§ Collected data
-- BEGIN --

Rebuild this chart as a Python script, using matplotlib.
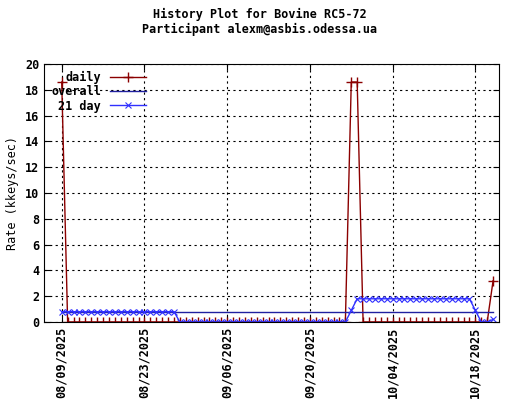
import datetime as dt

import matplotlib
matplotlib.use("Agg")
import matplotlib.pyplot as plt
import matplotlib.dates as mdates

START = dt.date(2025, 8, 9)

# one value per day, 08/09/2025 .. 10/21/2025
daily = ([18.6] + [0.0] * 47          # 08/09 .. 09/25
         + [0.0, 18.6, 18.6, 0.0]       # 09/26 .. 09/29
         + [0.0] * 21                   # 09/30 .. 10/20
         + [3.2])                       # 10/21
overall = [0.75] * 74
day21 = ([0.8] * 20                     # 08/09 .. 08/28
         + [0.0] * 28                   # 08/29 .. 09/25
         + [0.0, 0.9]                   # 09/26 .. 09/27
         + [1.8] * 20                   # 09/28 .. 10/17
         + [0.9, 0.0, 0.0, 0.2])        # 10/18 .. 10/21
tick_dates = ["2025-08-09", "2025-08-23", "2025-09-06", "2025-09-20",
              "2025-10-04", "2025-10-18"]

days = [START + dt.timedelta(days=i) for i in range(len(daily))]

plt.rcParams["font.family"] = ["DejaVu Sans Mono"]
plt.rcParams["font.weight"] = "bold"
plt.rcParams["font.size"] = 8.5

fig = plt.figure(figsize=(5.2, 4.0), dpi=100)
ax = fig.add_axes([44 / 520, 1 - 322 / 400, (499 - 44) / 520, (322 - 64) / 400])

ax.plot(days, daily, color="#8b0000", lw=1, marker="+", ms=7, mew=1, label="daily")
ax.plot(days, overall, color="#2020a0", lw=1, label="overall")
ax.plot(days, day21, color="#3030ff", lw=1, marker="x", ms=5, mew=0.8, label="21 day")

ax.set_xlim(dt.date(2025, 8, 6), dt.date(2025, 10, 22))
ax.set_ylim(0, 20)
ax.set_yticks(range(0, 21, 2))
ax.set_xticks([dt.date.fromisoformat(d) for d in tick_dates])
ax.xaxis.set_major_formatter(mdates.DateFormatter("%m/%d/%Y"))
plt.setp(ax.get_xticklabels(), rotation=90)
ax.tick_params(direction="in", top=True, right=True, length=4)
ax.grid(True, color="black", linestyle=(0, (2, 3)), lw=0.8)
ax.set_ylabel("Rate (kkeys/sec)")

leg = ax.legend(loc="upper left", markerfirst=False, frameon=False,
                handlelength=3, borderaxespad=0.2, labelspacing=0.1,
                bbox_to_anchor=(0.0, 1.0))
for t in leg.get_texts():
    t.set_ha("right")

fig.text(0.5, 1 - 22 / 400, "History Plot for Bovine RC5-72\nParticipant alexm@asbis.odessa.ua",
         ha="center", va="center", linespacing=1.1)

fig.savefig("out.png", dpi=100)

-- END --

§ What the exercise asks
Repeat the lines above exactly, and keep every picture out.

§ Answer
Rebuild this chart as a Python script, using matplotlib.
import datetime as dt

import matplotlib
matplotlib.use("Agg")
import matplotlib.pyplot as plt
import matplotlib.dates as mdates

START = dt.date(2025, 8, 9)

# one value per day, 08/09/2025 .. 10/21/2025
daily = ([18.6] + [0.0] * 47          # 08/09 .. 09/25
         + [0.0, 18.6, 18.6, 0.0]       # 09/26 .. 09/29
         + [0.0] * 21                   # 09/30 .. 10/20
         + [3.2])                       # 10/21
overall = [0.75] * 74
day21 = ([0.8] * 20                     # 08/09 .. 08/28
         + [0.0] * 28                   # 08/29 .. 09/25
         + [0.0, 0.9]                   # 09/26 .. 09/27
         + [1.8] * 20                   # 09/28 .. 10/17
         + [0.9, 0.0, 0.0, 0.2])        # 10/18 .. 10/21
tick_dates = ["2025-08-09", "2025-08-23", "2025-09-06", "2025-09-20",
              "2025-10-04", "2025-10-18"]

days = [START + dt.timedelta(days=i) for i in range(len(daily))]

plt.rcParams["font.family"] = ["DejaVu Sans Mono"]
plt.rcParams["font.weight"] = "bold"
plt.rcParams["font.size"] = 8.5

fig = plt.figure(figsize=(5.2, 4.0), dpi=100)
ax = fig.add_axes([44 / 520, 1 - 322 / 400, (499 - 44) / 520, (322 - 64) / 400])

ax.plot(days, daily, color="#8b0000", lw=1, marker="+", ms=7, mew=1, label="daily")
ax.plot(days, overall, color="#2020a0", lw=1, label="overall")
ax.plot(days, day21, color="#3030ff", lw=1, marker="x", ms=5, mew=0.8, label="21 day")

ax.set_xlim(dt.date(2025, 8, 6), dt.date(2025, 10, 22))
ax.set_ylim(0, 20)
ax.set_yticks(range(0, 21, 2))
ax.set_xticks([dt.date.fromisoformat(d) for d in tick_dates])
ax.xaxis.set_major_formatter(mdates.DateFormatter("%m/%d/%Y"))
plt.setp(ax.get_xticklabels(), rotation=90)
ax.tick_params(direction="in", top=True, right=True, length=4)
ax.grid(True, color="black", linestyle=(0, (2, 3)), lw=0.8)
ax.set_ylabel("Rate (kkeys/sec)")

leg = ax.legend(loc="upper left", markerfirst=False, frameon=False,
                handlelength=3, borderaxespad=0.2, labelspacing=0.1,
                bbox_to_anchor=(0.0, 1.0))
for t in leg.get_texts():
    t.set_ha("right")

fig.text(0.5, 1 - 22 / 400, "History Plot for Bovine RC5-72\nParticipant alexm@asbis.odessa.ua",
         ha="center", va="center", linespacing=1.1)

fig.savefig("out.png", dpi=100)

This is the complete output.